Pre-Training Curriculum for Multi-Token Prediction in Language Models
Ansar Aynetdinov, Alan Akbik
TL;DR
This work tackles the challenge of leveraging multi-token prediction (MTP) for small language models (SLMs) by introducing curriculum learning strategies to gradually adjust the number of prediction heads during pre-training. The authors propose forward and reverse MTP curricula and rigorously evaluate them across 1.3B and 3B decoder-only models, with subword and byte-level tokenizations, on datasets including MiniPile.
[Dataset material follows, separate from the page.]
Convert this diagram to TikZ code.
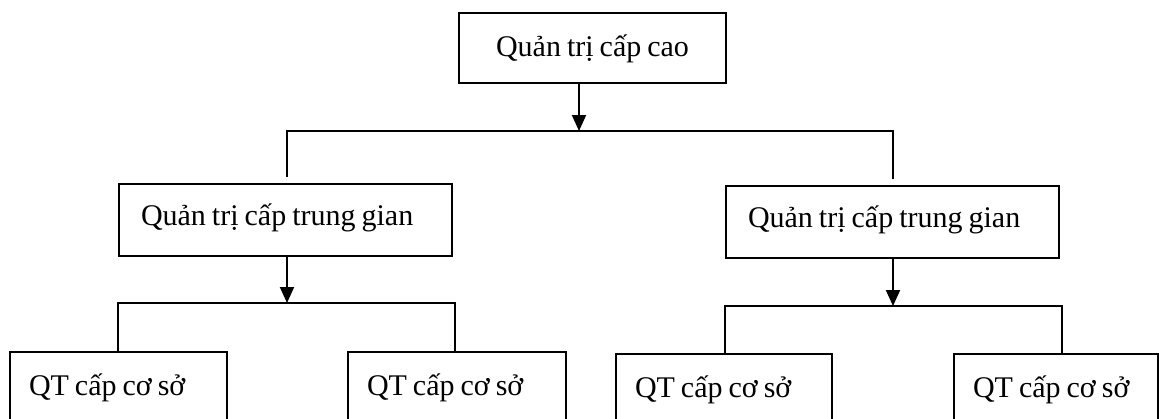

Key findings show that the forward curriculum improves downstream NTP performance and generative quality while preserving self-speculative decoding, whereas the reverse curriculum achieves strong NTP performance and output quality but does not provide inference speedups. The results highlight a practical path to harness MTP for SLMs and point to byte-level models and forward curricula as the most effective combination for balancing accuracy, speed, and quality in pre-training regimes.
Abstract
Multi-token prediction (MTP) is a recently proposed pre-training objective for language models. Rather than predicting only the next token (NTP), MTP predicts the next $k$ tokens at each prediction step, using multiple prediction heads. MTP has shown promise in improving downstream performance, inference speed, and training efficiency, particularly for large models. However, prior work has shown that smaller language models (SLMs) struggle with the MTP objective. To address this, we propose a curriculum learning strategy for MTP training, exploring two variants: a forward curriculum, which gradually increases the complexity of the pre-training objective from NTP to MTP, and a reverse curriculum, which does the opposite. Our experiments show that the forward curriculum enables SLMs to better leverage the MTP objective during pre-training, improving downstream NTP performance and generative output quality, while retaining the benefits of self-speculative decoding. The reverse curriculum achieves stronger NTP performance and output quality, but fails to provide any self-speculative decoding benefits.